Sincerity is the way of Heaven, and to attain it is the way of men; it is "the end and beginning of things — without sincerity there would be nothing," and self-completion is effected through it.

  • Tier: FOUNDATIONAL · Domain: HARMONY+SELF · Covers: C4, C5 · Evidence: Doctrine of the Mean 20:18, 25:1–2 · Untranslatable: cheng

DM-P4: Sincerity is attained by choosing and holding fast the good

The one who attains sincerity "chooses what is good, and firmly holds it fast" — sincerity is not mere feeling but the steady choosing of the good.

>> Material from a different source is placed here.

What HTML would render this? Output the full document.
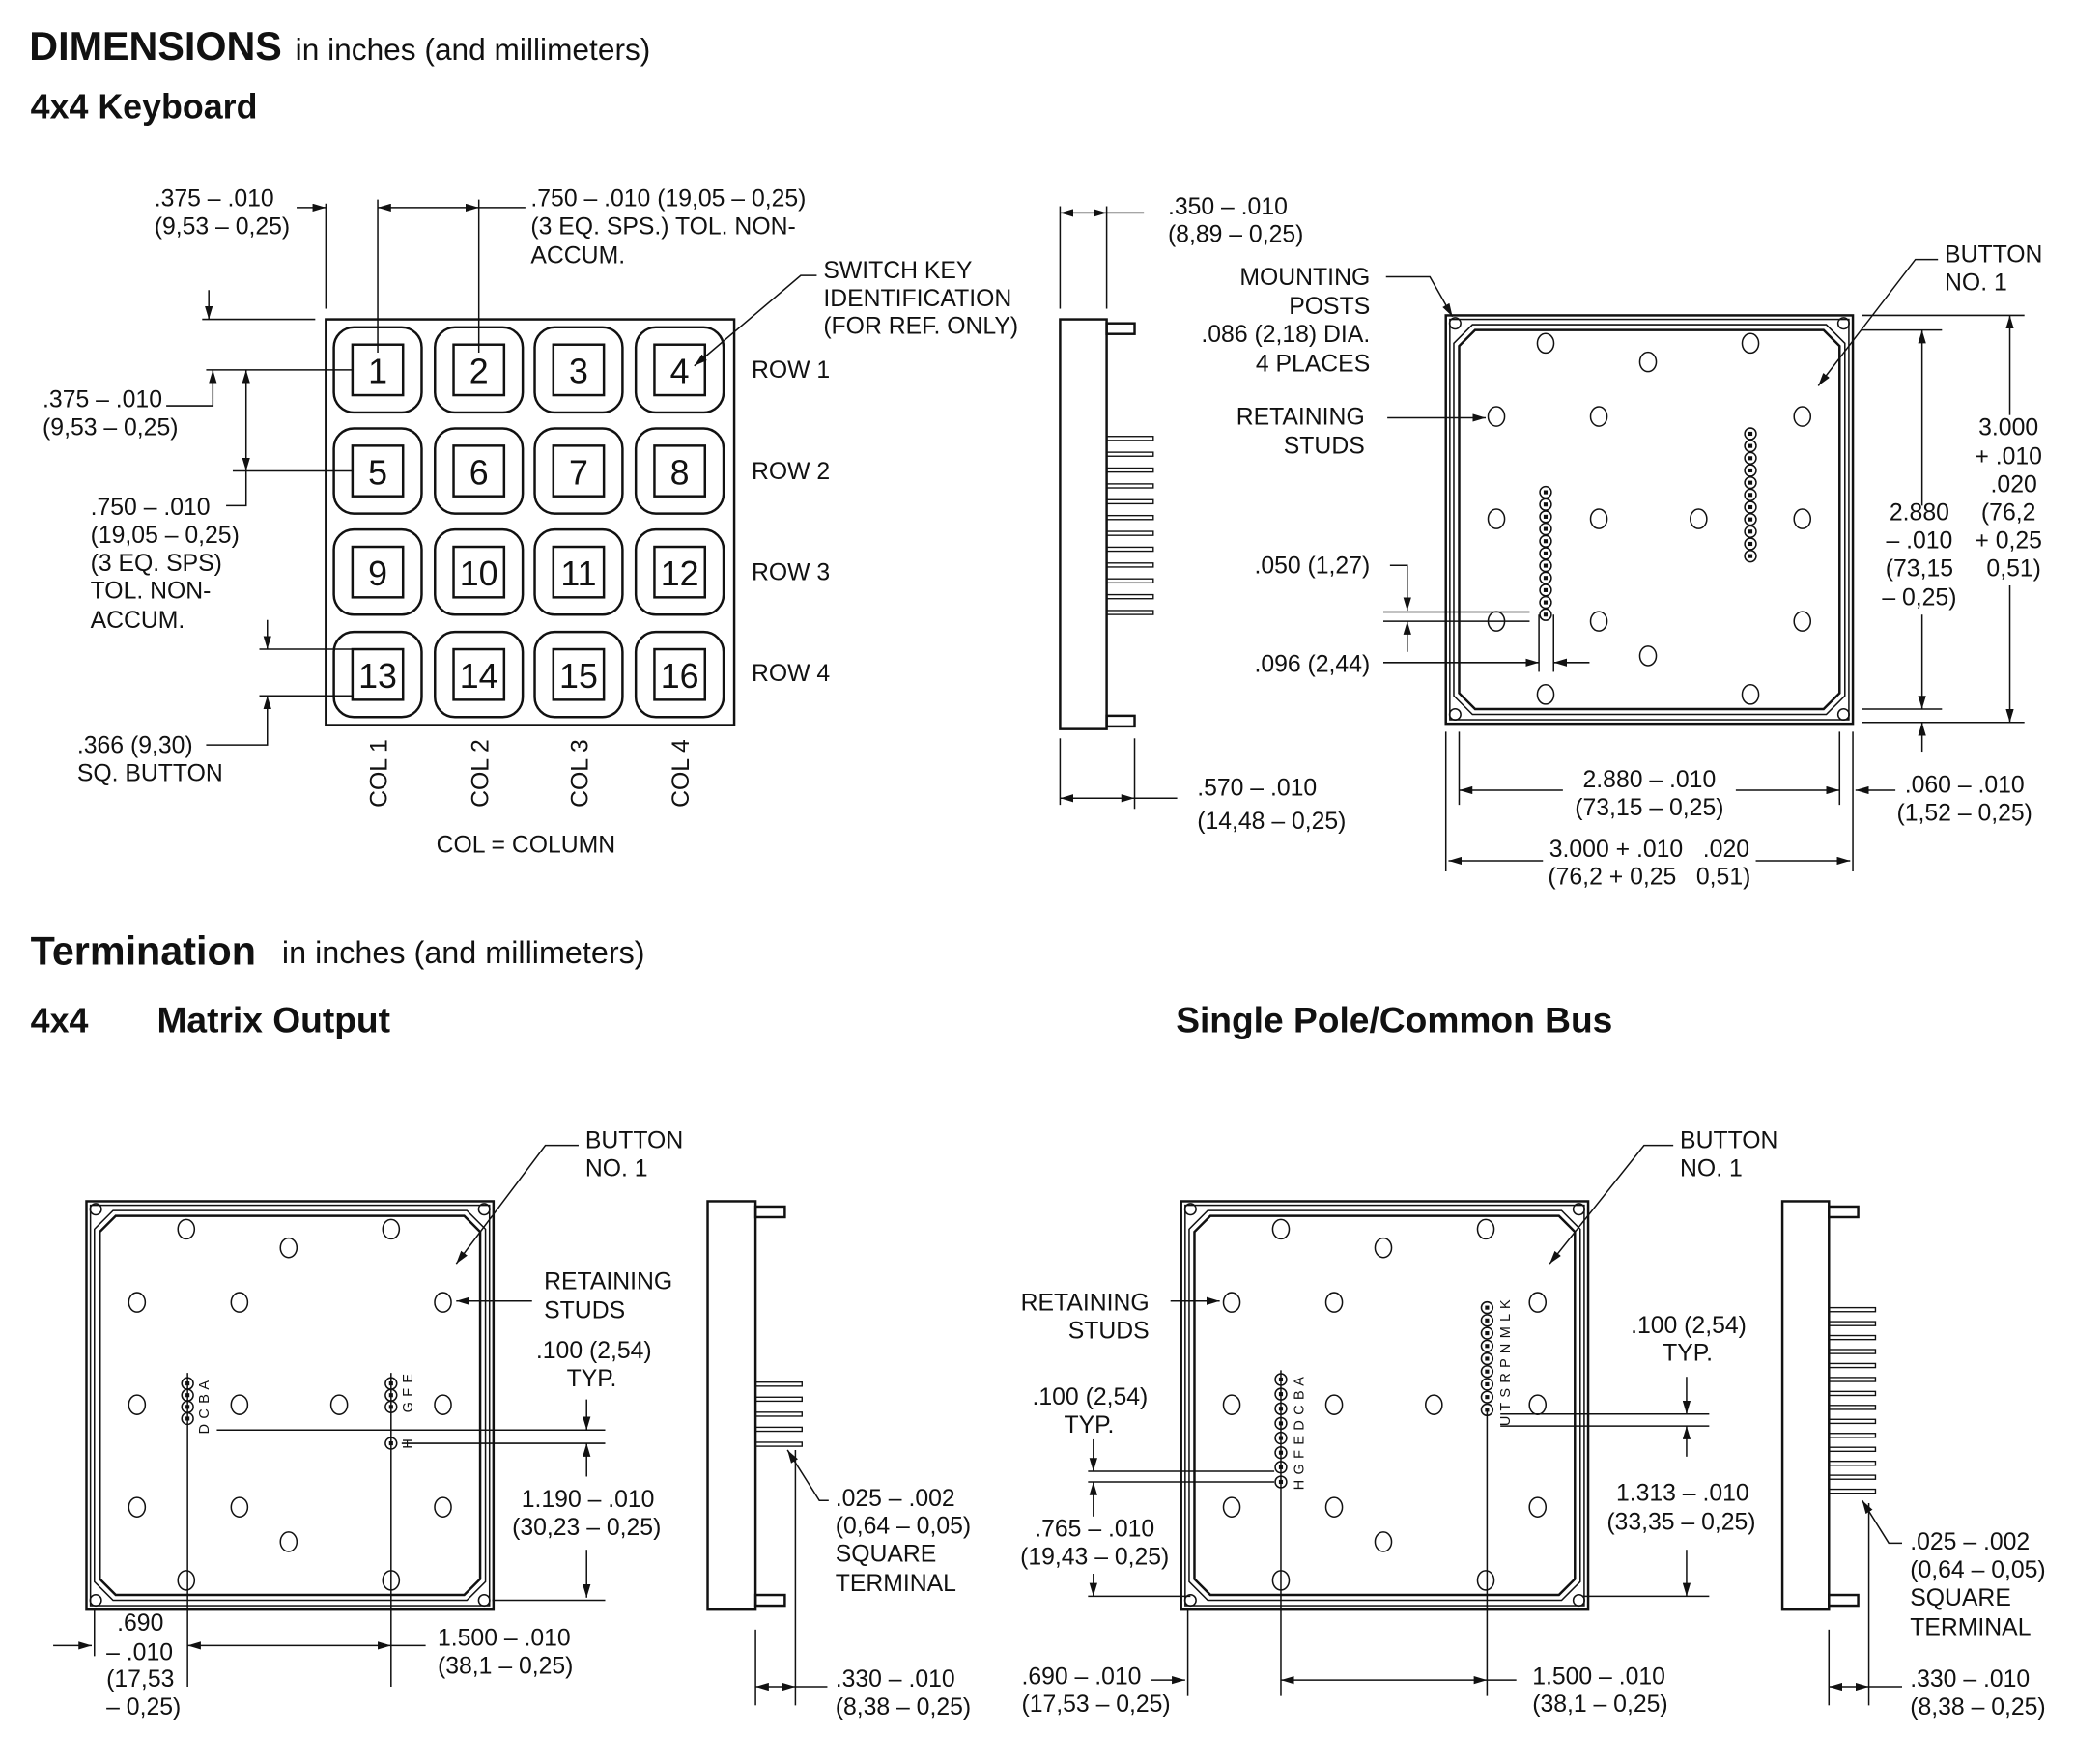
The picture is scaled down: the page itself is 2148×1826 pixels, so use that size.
<!DOCTYPE html>
<html><head><meta charset="utf-8"><style>
html,body{margin:0;padding:0;background:#fff}
svg{display:block}
text{font-family:"Liberation Sans",Arial,sans-serif;font-size:18px;fill:#111}
.b{font-weight:bold}
.r{text-anchor:end}.m{text-anchor:middle}
.k{font-size:26px;text-anchor:middle}
.p{font-size:10.5px;letter-spacing:0.5px}
.l{stroke:#111;stroke-width:1.1;fill:none}
.t{stroke:#111;stroke-width:1.8;fill:none}
</style></head><body>
<svg id="s" width="2148" height="1826" viewBox="0 0 1560 1326" xmlns="http://www.w3.org/2000/svg">
<defs>
<marker id="a" viewBox="0 0 10 6" refX="10" refY="3" markerWidth="10" markerHeight="6" markerUnits="userSpaceOnUse" orient="auto-start-reverse"><path d="M0,0L10,3L0,6z" fill="#111"/></marker>
</defs>
<g id="g"></g>
<!-- headings -->
<text x="22" y="45" class="b" style="font-size:30px">DIMENSIONS</text>
<text x="222" y="45" style="font-size:23px">in inches (and millimeters)</text>
<text x="23" y="89" class="b" style="font-size:26px">4x4 Keyboard</text>
<text x="23" y="725" class="b" style="font-size:30px">Termination</text>
<text x="212" y="724" style="font-size:23.5px">in inches (and millimeters)</text>
<text x="23" y="776" class="b" style="font-size:26px">4x4</text>
<text x="118" y="776" class="b" style="font-size:27px">Matrix Output</text>
<text x="884" y="776" class="b" style="font-size:27px">Single Pole/Common Bus</text>

<!-- keypad labels -->
<text class="k" x="284" y="288">1</text><text class="k" x="360" y="288">2</text><text class="k" x="435" y="288">3</text><text class="k" x="511" y="288">4</text>
<text class="k" x="284" y="364">5</text><text class="k" x="360" y="364">6</text><text class="k" x="435" y="364">7</text><text class="k" x="511" y="364">8</text>
<text class="k" x="284" y="440">9</text><text class="k" x="360" y="440">10</text><text class="k" x="435" y="440">11</text><text class="k" x="511" y="440">12</text>
<text class="k" x="284" y="517">13</text><text class="k" x="360" y="517">14</text><text class="k" x="435" y="517">15</text><text class="k" x="511" y="517">16</text>
<text x="565" y="284">ROW 1</text><text x="565" y="360">ROW 2</text><text x="565" y="436">ROW 3</text><text x="565" y="512">ROW 4</text>
<text transform="translate(291,607) rotate(-90)">COL 1</text>
<text transform="translate(367,607) rotate(-90)">COL 2</text>
<text transform="translate(442,607) rotate(-90)">COL 3</text>
<text transform="translate(518,607) rotate(-90)">COL 4</text>
<text x="328" y="641">COL = COLUMN</text>
<text x="116" y="155">.375 – .010</text><text x="116" y="176">(9,53 – 0,25)</text>
<text x="399" y="155">.750 – .010 (19,05 – 0,25)</text><text x="399" y="176">(3 EQ. SPS.) TOL. NON-</text><text x="399" y="198">ACCUM.</text>
<text x="619" y="209">SWITCH KEY</text><text x="619" y="230">IDENTIFICATION</text><text x="619" y="251">(FOR REF. ONLY)</text>
<text x="32" y="306">.375 – .010</text><text x="32" y="327">(9,53 – 0,25)</text>
<text x="68" y="387">.750 – .010</text><text x="68" y="408">(19,05 – 0,25)</text><text x="68" y="429">(3 EQ. SPS)</text><text x="68" y="450">TOL. NON-</text><text x="68" y="472">ACCUM.</text>
<text x="58" y="566">.366 (9,30)</text><text x="58" y="587">SQ. BUTTON</text>

<text x="878" y="161">.350 – .010</text><text x="878" y="182">(8,89 – 0,25)</text>
<text x="900" y="598">.570 – .010</text><text x="900" y="623">(14,48 – 0,25)</text>
<text x="1030" y="214" class="r">MOUNTING</text><text x="1030" y="236" class="r">POSTS</text><text x="1030" y="257" class="r">.086 (2,18) DIA.</text><text x="1030" y="279" class="r">4 PLACES</text>
<text x="1026" y="319" class="r">RETAINING</text><text x="1026" y="341" class="r">STUDS</text>
<text x="943" y="431">.050 (1,27)</text><text x="943" y="505">.096 (2,44)</text>
<text x="1462" y="197">BUTTON</text><text x="1462" y="218">NO. 1</text>
<text class="m" x="1443" y="391">2.880</text><text class="m" x="1443" y="412">– .010</text><text class="m" x="1443" y="433">(73,15</text><text class="m" x="1443" y="455">– 0,25)</text>
<text class="m" x="1510" y="327">3.000</text><text class="m" x="1510" y="349">+ .010</text><text class="m" x="1514" y="370">.020</text><text class="m" x="1510" y="391">(76,2</text><text class="m" x="1510" y="412">+ 0,25</text><text class="m" x="1514" y="433">0,51)</text>
<text class="m" x="1240" y="592">2.880 – .010</text><text class="m" x="1240" y="613">(73,15 – 0,25)</text>
<text class="m" x="1240" y="644" xml:space="preserve">3.000 + .010   .020</text><text class="m" x="1240" y="665" xml:space="preserve">(76,2 + 0,25   0,51)</text>
<text x="1432" y="596">.060 – .010</text><text x="1426" y="617">(1,52 – 0,25)</text>

<text x="440" y="863">BUTTON</text><text x="440" y="884">NO. 1</text>
<text x="409" y="969">RETAINING</text><text x="409" y="991">STUDS</text>
<text x="403" y="1021">.100 (2,54)</text><text x="426" y="1042">TYP.</text>
<text x="392" y="1133">1.190 – .010</text><text x="385" y="1154">(30,23 – 0,25)</text>
<text x="88" y="1226">.690</text><text x="80" y="1248">– .010</text><text x="80" y="1268">(17,53</text><text x="80" y="1289">– 0,25)</text>
<text x="329" y="1237">1.500 – .010</text><text x="329" y="1258">(38,1 – 0,25)</text>
<text x="628" y="1132">.025 – .002</text><text x="628" y="1153">(0,64 – 0,05)</text><text x="628" y="1174">SQUARE</text><text x="628" y="1196">TERMINAL</text>
<text x="628" y="1268">.330 – .010</text><text x="628" y="1289">(8,38 – 0,25)</text>
<text class="p" transform="translate(157,1078) rotate(-90)">D C B A</text>
<text class="p" transform="translate(310,1062) rotate(-90)">G F E</text>
<text class="p" transform="translate(310,1089) rotate(-90)">H</text>
<text class="p" transform="translate(980,1120) rotate(-90)">H G F E D C B A</text>
<text class="p" transform="translate(1135,1072) rotate(-90)">U T S R P N M L K</text>
<text x="1263" y="863">BUTTON</text><text x="1263" y="884">NO. 1</text>
<text x="864" y="985" class="r">RETAINING</text><text x="864" y="1006" class="r">STUDS</text>
<text x="1226" y="1002">.100 (2,54)</text><text x="1250" y="1023">TYP.</text>
<text x="1215" y="1128">1.313 – .010</text><text x="1208" y="1150">(33,35 – 0,25)</text>
<text x="776" y="1056">.100 (2,54)</text><text x="800" y="1077">TYP.</text>
<text x="778" y="1155">.765 – .010</text><text x="767" y="1176">(19,43 – 0,25)</text>
<text x="768" y="1266">.690 – .010</text><text x="768" y="1287">(17,53 – 0,25)</text>
<text x="1152" y="1266">1.500 – .010</text><text x="1152" y="1287">(38,1 – 0,25)</text>
<text x="1436" y="1165">.025 – .002</text><text x="1436" y="1186">(0,64 – 0,05)</text><text x="1436" y="1207">SQUARE</text><text x="1436" y="1229">TERMINAL</text>
<text x="1436" y="1268">.330 – .010</text><text x="1436" y="1289">(8,38 – 0,25)</text>
</svg>
<script>
var g=document.getElementById('g'),h='';
function L(x1,y1,x2,y2,c){h+='<line class="l" x1="'+x1+'" y1="'+y1+'" x2="'+x2+'" y2="'+y2+'"'+(c==1?' marker-end="url(#a)"':c==2?' marker-start="url(#a)" marker-end="url(#a)"':'')+'/>';}
function P(d,c){h+='<polyline class="l" points="'+d+'"'+(c?' marker-end="url(#a)"':'')+'/>';}
function R(x,y,w,hh,cl,rx){h+='<rect class="'+(cl||'l')+'" x="'+x+'" y="'+y+'" width="'+w+'" height="'+hh+'"'+(rx?' rx="'+rx+'"':'')+' fill="#fff"/>';}
function C(x,y,r,ry){h+='<ellipse class="l" cx="'+x+'" cy="'+y+'" rx="'+r+'" ry="'+(ry||r)+'" fill="#fff"/>';}
function pin(x,y){h+='<circle class="l" cx="'+x+'" cy="'+y+'" r="4.3" fill="#fff"/><rect x="'+(x-1.5)+'" y="'+(y-1.5)+'" width="3" height="3" fill="#111"/>';}
function term(x,y,w){h+='<rect x="'+x+'" y="'+y+'" width="'+w+'" height="3" fill="none" stroke="#111" stroke-width="1"/>';}
R(245,240,307,305,'t');
var cx=[284,360,435,511],cy=[278,354,430,507];
cy.forEach(function(y){cx.forEach(function(x){R(x-33,y-32,66,64,'t',15);R(x-19,y-19,38,38,'t');});});
L(245,153,245,232);L(284,150,284,265);L(360,150,360,265);
L(223,156,245,156,1);L(284,156,360,156,2);L(360,156,395,156);
P('614,207 602,207 522,275',1);
L(152,240,237,240);L(157,218,157,240,1);
L(155,278,265,278);L(160,300,160,278,1);P('125,305 160,305 160,300');
L(175,354,265,354);L(185,278,185,354,2);P('170,380 185,380 185,354');
L(195,488,265,488);L(195,523,265,523);L(201,466,201,488,1);L(201,545,201,523,1);P('155,560 201,560 201,545');
R(797,240,35,308,'t');R(832,243,21,8,'t');R(832,538,21,8,'t');
for(var i=0;i<12;i++)term(832,328+i*11.9,35);
L(797,155,797,232);L(832,155,832,232);L(797,160,832,160,2);L(832,160,860,160);
L(797,555,797,605);L(853,555,853,608);L(797,600,853,600,2);L(853,600,885,600);
function board(x0,y0){R(x0,y0,306,307,'t');R(x0+3,y0+3,300,301);
var a=x0+10,b=y0+11,c=x0+296,d=y0+296,k=12;
h+='<path class="t" d="M'+(a+k)+','+b+'H'+(c-k)+'L'+c+','+(b+k)+'V'+(d-k)+'L'+(c-k)+','+d+'H'+(a+k)+'L'+a+','+(d-k)+'V'+(b+k)+'z"/>';
h+='<path class="l" d="M'+(a+k-2)+','+(b-4)+'H'+(c-k+2)+'L'+(c+4)+','+(b+k-2)+'V'+(d-k+2)+'L'+(c-k+2)+','+(d+4)+'H'+(a+k-2)+'L'+(a-4)+','+(d-k+2)+'V'+(b+k-2)+'z"/>';
[[7,6],[299,6],[7,300],[299,300]].forEach(function(p){C(x0+p[0],y0+p[1],4.2);});
[[75,21],[152,35],[229,21],[38,76],[115,76],[268,76],[38,153],[115,153],[190,153],[268,153],[38,230],[115,230],[268,230],[152,256],[75,285],[229,285]].forEach(function(p){C(x0+p[0],y0+p[1],6.2,7.3);});}
board(1087,237);
for(i=0;i<11;i++){pin(1162,370+i*9.2);pin(1316,326+i*9.2);}
P('1042,208 1075,208 1092,238',1);L(1043,314,1117,314,1);P('1457,195 1440,195 1367,290',1);
P('1045,425 1058,425 1058,459',1);L(1040,460,1150,460);L(1040,467,1150,467);L(1058,490,1058,467,1);
L(1157,462,1157,505);L(1168,462,1168,505);L(1040,498,1157,498,1);L(1195,498,1168,498,1);
L(1400,237,1522,237);L(1400,248,1460,248);L(1400,533,1460,533);L(1400,543,1522,543);
L(1445,380,1445,248,1);L(1445,462,1445,533,1);L(1511,312,1511,237,1);L(1511,440,1511,543,1);L(1445,565,1445,543,1);
L(1087,550,1087,655);L(1097,550,1097,605);L(1383,550,1383,605);L(1393,550,1393,655);
L(1175,594,1097,594,1);L(1305,594,1383,594,1);L(1425,594,1395,594,1);
L(1160,647,1089,647,1);L(1320,647,1391,647,1);
board(65,903);
for(i=0;i<4;i++)pin(141,1040+i*8.8);for(i=0;i<3;i++)pin(294,1040+i*8.8);pin(294,1085);
L(141,1032,141,1268);L(294,1032,294,1268);
P('435,861 410,861 343,950',1);L(400,978,343,978,1);
L(163,1075,455,1075);L(302,1085,455,1085);L(441,1052,441,1075,1);L(441,1110,441,1085,1);L(441,1165,441,1201,1);L(370,1203,455,1203);
L(71,1210,71,1245);L(40,1237,69,1237,1);L(141,1237,294,1237,2);L(294,1237,320,1237);
R(532,903,36,307,'t');R(568,907,22,8,'t');R(568,1199,22,8,'t');
for(i=0;i<5;i++)term(568,1039+i*11.3,35);
P('623,1128 616,1128 592,1090',1);L(568,1225,568,1282);L(598,1090,598,1282);L(568,1268,598,1268,2);L(598,1268,622,1268);
board(888,903);
for(i=0;i<8;i++)pin(963,1037+i*11);for(i=0;i<9;i++)pin(1118,983+i*9.6);
L(963,1030,963,1275);L(1118,1060,1118,1275);
P('1258,861 1236,861 1165,950',1);L(880,978,917,978,1);
L(1128,1063,1285,1063);L(1128,1072,1285,1072);L(1268,1035,1268,1063,1);L(1268,1095,1268,1072,1);L(1268,1165,1268,1200,1);L(1190,1200,1285,1200);
L(818,1106,958,1106);L(818,1114,958,1114);L(822,1082,822,1106,1);L(822,1140,822,1114,1);L(822,1183,822,1200,1);L(818,1200,895,1200);
L(893,1210,893,1275);L(865,1263,891,1263,1);L(963,1263,1118,1263,2);L(1118,1263,1140,1263);
R(1340,903,35,307,'t');R(1375,907,22,8,'t');R(1375,1199,22,8,'t');
for(i=0;i<14;i++)term(1375,983+i*10.5,35);
P('1430,1160 1420,1160 1400,1128',1);L(1375,1225,1375,1282);L(1405,1130,1405,1282);L(1375,1268,1405,1268,2);L(1405,1268,1430,1268);
g.innerHTML=h;
</script>
</body></html>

  • Tier: OPERATIONAL · Domain: SELF+YI · Covers: C6 · Evidence: Doctrine of the Mean 20:18 · Untranslatable: cheng

Step 7 — Traceability

Principle Atomic statements Passages
DM-P1 C1 Doctrine of the Mean 1:1
DM-P2 C2, C3 Doctrine of the Mean 1:4–1:5
DM-P3 C4, C5 Doctrine of the Mean 20:18, 25:1–2
DM-P4 C6 Doctrine of the Mean 20:18

Step 8 — Quality

  • Coverage: the Doctrine of the Mean's three load-bearing doctrines — the Heaven-conferred nature (ch.1), equilibrium-and-harmony (ch.1), and cheng (chs.20–26) — are each captured. The long central chapters elaborate cheng and the sage but do not add a distinct compass-level principle beyond these.
  • Orphaned: the historical/illustrative chapters (e.g. on filial kings, the ways of the junzi in detail) are not separately distilled.
  • Principles: 4 (within range).
  • Traceability: 100%.

Step 9 — Validation

  • Standalone comprehension (frame-independent): DM-P2 (balance/the Mean) and DM-P4 (steadily choosing the good) read as intelligible to an outsider; "the Mean / due measure" is a strong convergence candidate (cf. Aristotle's mean, many wisdom traditions). Two warrant-level flags for the Atlas: (1) DM-P1 grounds morality in a Heaven-conferred nature — close to natural-law/imago-Dei talk in claim (a given moral nature), but the warrant (an impersonal tian that confers without commanding or revealing) diverges from a personal creator; (2) DM-P3's cheng — sincerity as a near-cosmic, self-completing, world-grounding power ("without sincerity there would be nothing") — is a WEAK-distinctive Confucian jewel with no exact analogue elsewhere: it makes integral truthfulness an ontological, not merely ethical, reality.